Но, сказав так, мы не имеем права не вернуться к «Рождению Венеры», где тот же сюжет – дующего изо всех сил ветра, грозящего сокрушить Венеру, и сотканной из света и трав женщины (Флоры?), прикрывающей Венеру своим покрывалом наподобие омофора. Ветер (а ветер, судя по раздутым щекам, сильный) не поднимает на море бури и не колеблет раковину, из которой выходит Венера. Поразительно, что Венера появляется перед нами из раковины, причем из раковины Святого Якова Компостельского, символа христианской веры. Боттичелли написал появление Венеры из раковины практически тем же приемом, каким пишут рождение Богоматери из мандорлы; вообще пластический образ мандорлы очень напоминает раковину. Венера, вечно рождающаяся из пены морской – это привычный античный сюжет; Любовь и Гармония, выходящая к нам из лона христианской веры – это уже совсем иной сюжет. Боттичелли изображает именно рождение христианского эйдоса – наподобие платоновского, античного эйдоса – здесь явлен конгломерат понятий: красоты, милосердия, гармонии, любви. И – уж если Томас Манн набрался смелости уподобить Флоренцию прекрасной женщине, отчего бы нам не уподобить прекрасную женщину – Флоренции? Страннейшее сочетание христианской и языческой гармоний, сплавленных в единый сгусток понятий, – это и есть флорентийская утопия. Перед нами не что иное, как рождение идеального общества, общества любви и справедливости – которое недолговечно. Боттичелли изобразил становление прекрасного Золотого века Флоренции, возможность гармонии в обществе.

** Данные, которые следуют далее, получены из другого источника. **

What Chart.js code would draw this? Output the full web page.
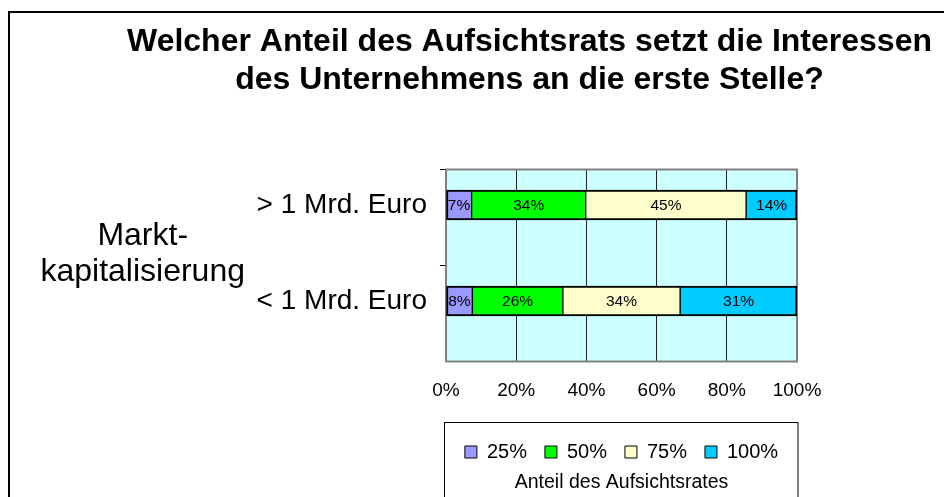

Сказав так, сошлюсь и на фразу Якоба Буркхардта, считавшего, что города-государства возрожденческой Италии – это «произведения искусства». Вот Боттичелли и изобразил «творение» государства Флоренции, во всей его хрупкости и прелести. Разумеется, Боттичелли всегда жил с предчувствием развязки, и ожидание беды определило характер его линий и пропорций – во всякой, самой радостной его сцене разлита тревога. И эта тревога – подспудная, непроговоренная, но онтологическая, данная по определению недолговечности бытия – уравнивает масштаб картины с масштабом зрителя. Мы не в силах соотнести свою жизнь с масштабами Микеланджело или Джотто, не всякому под силу примерить на себя схождение во Ад или титанизм свершений Сикстинской капеллы; но Боттичелли оставляет зрителю возможность войти в его картины как бы на равных.
Мы и сами – в меру своей разумности – сознаем бренность бытия; Боттичелли сумел сказать, что любовь, данная как высший дар познания, недолговечна. Есть нечто иное, что выживет, но это не любовь. Утверждение странное для платоника, но Боттичелли именно это сказал.
Среди его великих, всем известных картин, есть одна, менее прочих заметная – она называется «Покинутая» – женщина сидит на ступенях римской колоннады и плачет. Что это – утраченная вера, расставание с любимым, осознание недолговечности бытия? Связь душ не может быть прервана; для платоника Марсилио Фичино утверждение «покинутая» звучало бы нелепостью: все связаны со всеми навсегда. Но Боттичелли написал такую картину.
Написана эта вещь в роковом 1495 году; Лоренцо Медичи умер; Флоренция стала страннейшей Республикой Иисуса Христа – областью Италии, управляемой монахом Савонаролой. Обезумевшие горожане жгли манускрипты и картины, объявленные «суетой». Боттичелли в числе прочих безумцев сжег и свои произведения, по счастью, не все. Это торжество христианской веры – и одновременно гибель гуманизма. Великая трагедия европейской цивилизации состоит в том, что гуманизм, выращенный христианством и воспитанный отцами церкви, вступил в непримиримое противоречие с конфессиональной религией. Гуманизм – а через эту доктрину и наследие Античности также – оказался жертвой и религиозных, и националистических, и имперских амбиций Европы. Империи и – сквозь них – национальные государства, которые заявят о себе позже, в XVII веке, росли стремительно – и неоплатонизм был сметен с европейской карты. Тем самым был разрушен великий европейский синтез культур. Вот на ступенях римской колоннады и плачет покинутая женщина. Это – Беатриче. Это – культура гуманизма.